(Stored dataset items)
>>>>

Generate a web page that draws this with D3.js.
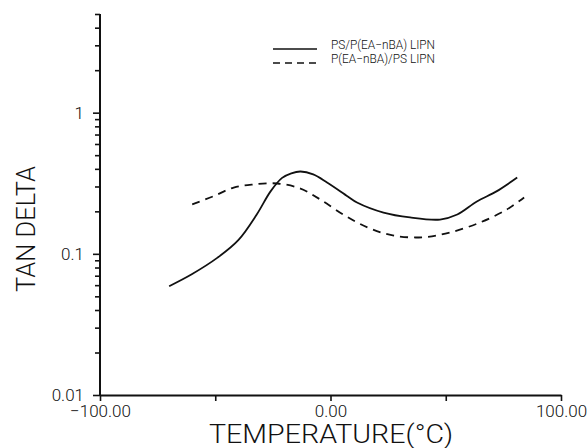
<!doctype html>
<html>
	<head>
		<meta charset="utf-8">
		<title>Tan delta vs temperature</title>
		<style>
			body{ margin: 0; background: #fff; }
			svg text{ font-family: Roboto, "Liberation Sans", Arial, sans-serif; font-weight: 300; fill: #111; }
			.axis path, .axis line{ stroke: #111; stroke-width: 1.6; }
			.axis .domain{ stroke-width: 2; }
		</style>
	</head>
	<body>
		<svg id="chart" width="587" height="448"></svg>
		<script src="https://cdn.jsdelivr.net/npm/d3@7"></script>
		<script>
			// temperature (C) and tan delta
			var solidTemp = [-70, -60, -49, -40, -32, -26, -21, -17, -13, -7.5, -1.5, 7.5, 11.5, 23, 34.5, 47.5, 55, 63.5, 72, 81];
			var solidTan  = [0.059, 0.072, 0.094, 0.125, 0.19, 0.277, 0.345, 0.372, 0.383, 0.365, 0.32, 0.255, 0.231, 0.196, 0.181, 0.175, 0.19, 0.235, 0.277, 0.347];
			var dashTemp = [-60, -51, -42, -33.5, -23, -13, -4.5, 5.5, 16, 27, 40, 52, 65, 76.5, 84];
			var dashTan  = [0.224, 0.255, 0.295, 0.31, 0.315, 0.29, 0.243, 0.19, 0.154, 0.135, 0.131, 0.142, 0.167, 0.206, 0.251];
			var seriesNames = ["PS/P(EA\u2212nBA)  LIPN", "P(EA\u2212nBA)/PS  LIPN"];
			var xTicks = [-100, -50, 0, 50, 100];
			var xLabels = [-100, 0, 100];
			var yMajor = [0.01, 0.1, 1];
			var yMinor = [0.02, 0.03, 0.04, 0.05, 0.06, 0.07, 0.08, 0.09, 0.2, 0.3, 0.4, 0.5, 0.6, 0.7, 0.8, 0.9, 2, 3, 4, 5];

			var svg = d3.select("#chart");
			var x = d3.scaleLinear().domain([-100, 100]).range([100, 561]);
			var y = d3.scaleLog().domain([0.01, 5]).range([395, 14]);

			// x axis
			var fmt = d3.format(".2f");
			svg.append("g").attr("class", "axis")
				.attr("transform", "translate(0,395)")
				.call(d3.axisBottom(x).tickValues(xTicks).tickSizeInner(6).tickSizeOuter(0)
					.tickFormat(function(d){ return xLabels.indexOf(d) >= 0 ? fmt(d) : ""; }))
				.call(function(g){
					g.selectAll("text").attr("font-size", 17).attr("y", 10).attr("font-family", null);
				});

			// y axis, minor then major
			svg.append("g").attr("class", "axis")
				.attr("transform", "translate(100,0)")
				.call(d3.axisLeft(y).tickValues(yMinor).tickSize(5).tickFormat(""))
				.call(function(g){ g.select(".domain").remove(); });
			svg.append("g").attr("class", "axis")
				.attr("transform", "translate(100,0)")
				.call(d3.axisLeft(y).tickValues(yMajor).tickSizeInner(7).tickSizeOuter(0)
					.tickFormat(function(d){ return d3.format("")(d); }))
				.call(function(g){
					g.selectAll("text").attr("font-size", 17).attr("font-family", null).attr("x", -16);
					g.select(".domain").attr("d", "M0," + y(0.01) + "V" + y(5));
				});

			// axis titles
			svg.append("text")
				.attr("x", 331).attr("y", 443)
				.attr("text-anchor", "middle")
				.attr("font-size", 25)
				.attr("textLength", 244).attr("lengthAdjust", "spacingAndGlyphs")
				.text("TEMPERATURE(\u00b0C)");
			svg.append("text")
				.attr("transform", "translate(35,229) rotate(-90)")
				.attr("text-anchor", "middle")
				.attr("font-size", 26)
				.attr("textLength", 126).attr("lengthAdjust", "spacingAndGlyphs")
				.text("TAN DELTA");

			// curves
			var line = d3.line()
				.x(function(d){ return x(d[0]); })
				.y(function(d){ return y(d[1]); })
				.curve(d3.curveCatmullRom.alpha(0.5));
			var solid = d3.zip(solidTemp, solidTan);
			var dashed = d3.zip(dashTemp, dashTan);

			svg.append("path").datum(solid)
				.attr("d", line)
				.attr("fill", "none").attr("stroke", "#111").attr("stroke-width", 1.8);
			svg.append("path").datum(dashed)
				.attr("d", line)
				.attr("fill", "none").attr("stroke", "#111").attr("stroke-width", 1.8)
				.attr("stroke-dasharray", "8,6");

			// legend
			var legend = svg.append("g");
			seriesNames.forEach(function(name, i){
				var ly = 49 + i * 14;
				legend.append("line")
					.attr("x1", 273).attr("x2", 317)
					.attr("y1", ly).attr("y2", ly)
					.attr("stroke", "#111").attr("stroke-width", 1.5)
					.attr("stroke-dasharray", i === 1 ? "7,5" : null);
				legend.append("text")
					.attr("x", 331).attr("y", ly)
					.attr("font-size", 12.5)
					.attr("textLength", 104).attr("lengthAdjust", "spacingAndGlyphs")
					.text(name);
			});
		</script>
	</body>
</html>
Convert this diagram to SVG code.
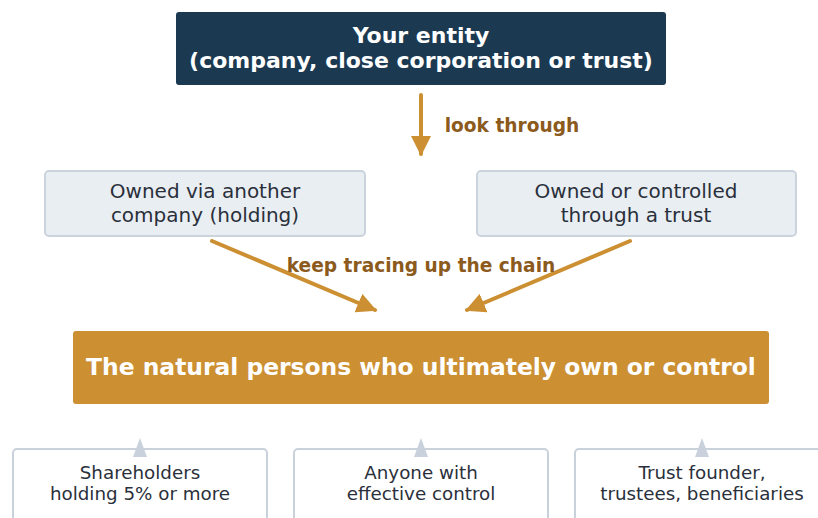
<svg xmlns="http://www.w3.org/2000/svg" width="818" height="518" viewBox="0 0 818 518">
  <defs>
    <marker id="arrow-gold" viewBox="0 0 10 10" refX="9" refY="5" markerWidth="5" markerHeight="5" markerUnits="strokeWidth" orient="auto">
      <path d="M0,0 L10,5 L0,10 Z" fill="#cc9033"/>
    </marker>
    <style>
      text { font-family: "DejaVu Sans", "Liberation Sans", sans-serif; text-anchor: middle; }
      .dark { fill: #1b3a52; }
      .title { fill: #ffffff; font-weight: bold; font-size: 22px; }
      .mid { fill: #e9eef3; stroke: #cbd3dc; stroke-width: 2; }
      .midtxt { fill: #2a303b; font-size: 20px; }
      .gold { fill: #cc9033; }
      .goldtxt { fill: #ffffff; font-weight: bold; font-size: 23.4px; }
      .leaf { fill: #ffffff; stroke: #c9d2db; stroke-width: 2; }
      .leaftxt { fill: #2a303b; font-size: 18.3px; }
      .edge { stroke: #cc9033; stroke-width: 4; fill: none; stroke-linecap: round; }
      .lbl { fill: #8b5a1c; font-weight: bold; font-size: 18.6px; }
      .tip { fill: #c9d2dc; }
    </style>
  </defs>

  <g id="entity">
    <rect class="dark" x="176" y="12" width="490" height="73" rx="3"/>
    <text class="title" x="421" y="43">Your entity</text>
    <text class="title" x="421" y="68">(company, close corporation or trust)</text>
  </g>

  <g id="holding">
    <rect class="mid" x="45" y="171" width="320" height="65" rx="4"/>
    <text class="midtxt" x="205" y="198">Owned via another</text>
    <text class="midtxt" x="205" y="222">company (holding)</text>
  </g>

  <g id="trust">
    <rect class="mid" x="477" y="171" width="319" height="65" rx="4"/>
    <text class="midtxt" x="636" y="198">Owned or controlled</text>
    <text class="midtxt" x="636" y="222">through a trust</text>
  </g>

  <g id="persons">
    <rect class="gold" x="73" y="331" width="696" height="73" rx="3"/>
    <text class="goldtxt" x="421" y="375">The natural persons who ultimately own or control</text>
  </g>

  <g id="shareholders">
    <rect class="leaf" x="13" y="449" width="254" height="80" rx="4"/>
    <text class="leaftxt" x="140" y="479">Shareholders</text>
    <text class="leaftxt" x="140" y="500">holding 5% or more</text>
  </g>

  <g id="control">
    <rect class="leaf" x="294" y="449" width="254" height="80" rx="4"/>
    <text class="leaftxt" x="421" y="479">Anyone with</text>
    <text class="leaftxt" x="421" y="500">effective control</text>
  </g>

  <g id="beneficiaries">
    <rect class="leaf" x="575" y="449" width="254" height="80" rx="4"/>
    <text class="leaftxt" x="702" y="479">Trust founder,</text>
    <text class="leaftxt" x="702" y="500">trustees, beneficiaries</text>
  </g>

  <g id="connectors">
    <line class="edge" x1="421" y1="95" x2="421" y2="154" marker-end="url(#arrow-gold)"/>
    <line class="edge" x1="212" y1="241" x2="375" y2="310" marker-end="url(#arrow-gold)"/>
    <line class="edge" x1="630" y1="241" x2="467" y2="310" marker-end="url(#arrow-gold)"/>
    <text class="lbl" x="512" y="132">look through</text>
    <text class="lbl" x="421" y="272">keep tracing up the chain</text>
    <path class="tip" d="M140,438 L147,457 L133,457 Z"/>
    <path class="tip" d="M421,438 L428,457 L414,457 Z"/>
    <path class="tip" d="M702,438 L709,457 L695,457 Z"/>
  </g>
</svg>
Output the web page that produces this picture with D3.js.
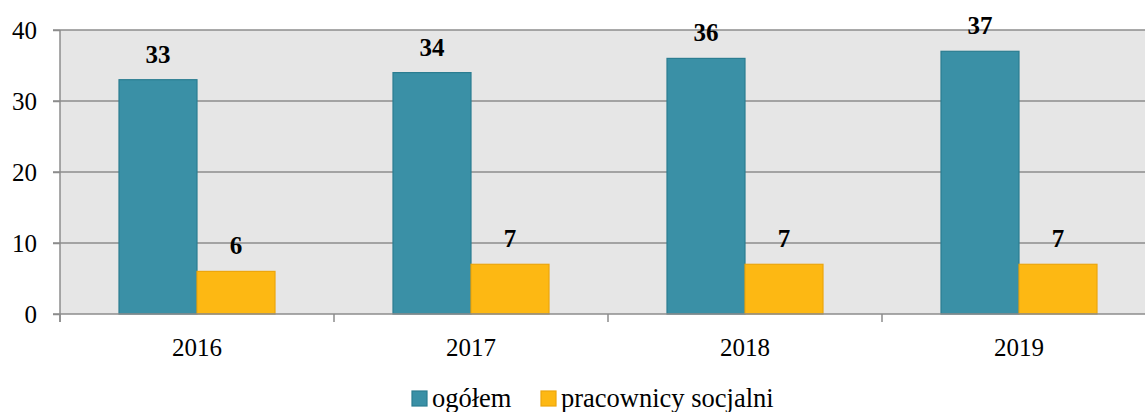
<!DOCTYPE html>
<html>
<head>
<meta charset="utf-8">
<script src="https://cdn.jsdelivr.net/npm/d3@7"></script>
<style>
  body { margin: 0; background: #fff; }
  svg text { font-family: "Liberation Serif", "Times New Roman", serif !important; fill: #000; }
</style>
</head>
<body>
<div id="container"></div>
<script>
const years = ['2016', '2017', '2018', '2019'];
const seriesNames = ['ogółem', 'pracownicy socjalni'];
const ogolem = [33, 34, 36, 37];
const pracownicy = [6, 7, 7, 7];
const yTicks = [0, 10, 20, 30, 40];
const colors = ['#3a90a6', '#fdb813'];
const strokes = ['#2b7d91', '#eda60c'];

const w = 1145, h = 412;
const plotLeft = 60, plotTop = 30, plotBottom = 314;
const catW = 274;

const svg = d3.select('#container').append('svg')
  .attr('width', w).attr('height', h)
  .attr('font-family', '"Liberation Serif", serif');

const xScale = d3.scaleBand()
  .domain(years)
  .range([plotLeft, plotLeft + catW * years.length]);

const yScale = d3.scaleLinear()
  .domain([0, 40])
  .range([plotBottom, plotTop]);

// plot background
svg.append('rect')
  .attr('x', plotLeft).attr('y', plotTop)
  .attr('width', catW * years.length).attr('height', plotBottom - plotTop)
  .attr('fill', '#e6e6e6');

// gridlines
svg.append('g').selectAll('line')
  .data(yTicks.filter(d => d > 0))
  .enter().append('line')
  .attr('x1', plotLeft - 7).attr('x2', plotLeft + catW * years.length)
  .attr('y1', d => yScale(d)).attr('y2', d => yScale(d))
  .attr('stroke', '#8c8c8c').attr('stroke-width', 1.5);

const data = [ogolem, pracownicy];
const inner = d3.scaleBand().domain([0, 1]).range([0, 156]);
const offset = (catW - 156) / 2;

data.forEach((vals, s) => {
  svg.append('g').selectAll('rect')
    .data(vals)
    .enter().append('rect')
    .attr('x', (d, i) => xScale(years[i]) + offset + inner(s))
    .attr('y', d => yScale(d))
    .attr('width', inner.bandwidth())
    .attr('height', d => plotBottom - yScale(d))
    .attr('fill', colors[s])
    .attr('stroke', strokes[s])
    .attr('stroke-width', 1.2);

  svg.append('g').selectAll('text')
    .data(vals)
    .enter().append('text')
    .attr('x', (d, i) => xScale(years[i]) + offset + inner(s) + inner.bandwidth() / 2)
    .attr('y', d => yScale(d) - 17)
    .attr('text-anchor', 'middle')
    .attr('font-size', 25)
    .attr('font-weight', 'bold')
    .text(d => d);
});

// y axis
const yAxis = d3.axisLeft(yScale).tickValues(yTicks).tickSize(7).tickPadding(16);
const gy = svg.append('g')
  .attr('transform', 'translate(' + plotLeft + ',0)')
  .call(yAxis);
gy.attr('font-family', null);
gy.selectAll('text').attr('font-size', 25);
gy.selectAll('line, path').attr('stroke', '#8c8c8c').attr('stroke-width', 1.5);
gy.select('path').attr('d', 'M0,' + plotTop + 'V' + (plotBottom + 8));

// x axis
const gx = svg.append('g')
  .attr('transform', 'translate(0,' + plotBottom + ')');
gx.append('line')
  .attr('x1', plotLeft - 7).attr('x2', plotLeft + catW * years.length)
  .attr('stroke', '#8c8c8c').attr('stroke-width', 1.5);
gx.selectAll('.tk')
  .data(d3.range(years.length + 1))
  .enter().append('line')
  .attr('x1', i => plotLeft + i * catW).attr('x2', i => plotLeft + i * catW)
  .attr('y1', 0).attr('y2', 8)
  .attr('stroke', '#8c8c8c').attr('stroke-width', 1.5);
gx.selectAll('text')
  .data(years)
  .enter().append('text')
  .attr('x', d => xScale(d) + xScale.bandwidth() / 2)
  .attr('y', 42)
  .attr('text-anchor', 'middle')
  .attr('font-size', 25)
  .text(d => d);

// legend
const legendX = [412, 541];
const lg = svg.append('g');
seriesNames.forEach((name, s) => {
  lg.append('rect')
    .attr('x', legendX[s]).attr('y', 391)
    .attr('width', 15).attr('height', 15)
    .attr('fill', colors[s])
    .attr('stroke', strokes[s]).attr('stroke-width', 1.2);
  lg.append('text')
    .attr('x', legendX[s] + 20).attr('y', 407)
    .attr('font-size', 26.5)
    .text(name);
});
</script>
</body>
</html>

<<<<

### Short problem
Leave out the pictures and repeat exactly the lines from the start of the material through the line that contains "var y = d3.scaleLog().domain([0.01, 5]).range([395, 14]);", both included.

### Answer below
Generate a web page that draws this with D3.js.
<!doctype html>
<html>
	<head>
		<meta charset="utf-8">
		<title>Tan delta vs temperature</title>
		<style>
			body{ margin: 0; background: #fff; }
			svg text{ font-family: Roboto, "Liberation Sans", Arial, sans-serif; font-weight: 300; fill: #111; }
			.axis path, .axis line{ stroke: #111; stroke-width: 1.6; }
			.axis .domain{ stroke-width: 2; }
		</style>
	</head>
	<body>
		<svg id="chart" width="587" height="448"></svg>
		<script src="https://cdn.jsdelivr.net/npm/d3@7"></script>
		<script>
			// temperature (C) and tan delta
			var solidTemp = [-70, -60, -49, -40, -32, -26, -21, -17, -13, -7.5, -1.5, 7.5, 11.5, 23, 34.5, 47.5, 55, 63.5, 72, 81];
			var solidTan  = [0.059, 0.072, 0.094, 0.125, 0.19, 0.277, 0.345, 0.372, 0.383, 0.365, 0.32, 0.255, 0.231, 0.196, 0.181, 0.175, 0.19, 0.235, 0.277, 0.347];
			var dashTemp = [-60, -51, -42, -33.5, -23, -13, -4.5, 5.5, 16, 27, 40, 52, 65, 76.5, 84];
			var dashTan  = [0.224, 0.255, 0.295, 0.31, 0.315, 0.29, 0.243, 0.19, 0.154, 0.135, 0.131, 0.142, 0.167, 0.206, 0.251];
			var seriesNames = ["PS/P(EA\u2212nBA)  LIPN", "P(EA\u2212nBA)/PS  LIPN"];
			var xTicks = [-100, -50, 0, 50, 100];
			var xLabels = [-100, 0, 100];
			var yMajor = [0.01, 0.1, 1];
			var yMinor = [0.02, 0.03, 0.04, 0.05, 0.06, 0.07, 0.08, 0.09, 0.2, 0.3, 0.4, 0.5, 0.6, 0.7, 0.8, 0.9, 2, 3, 4, 5];

			var svg = d3.select("#chart");
			var x = d3.scaleLinear().domain([-100, 100]).range([100, 561]);
			var y = d3.scaleLog().domain([0.01, 5]).range([395, 14]);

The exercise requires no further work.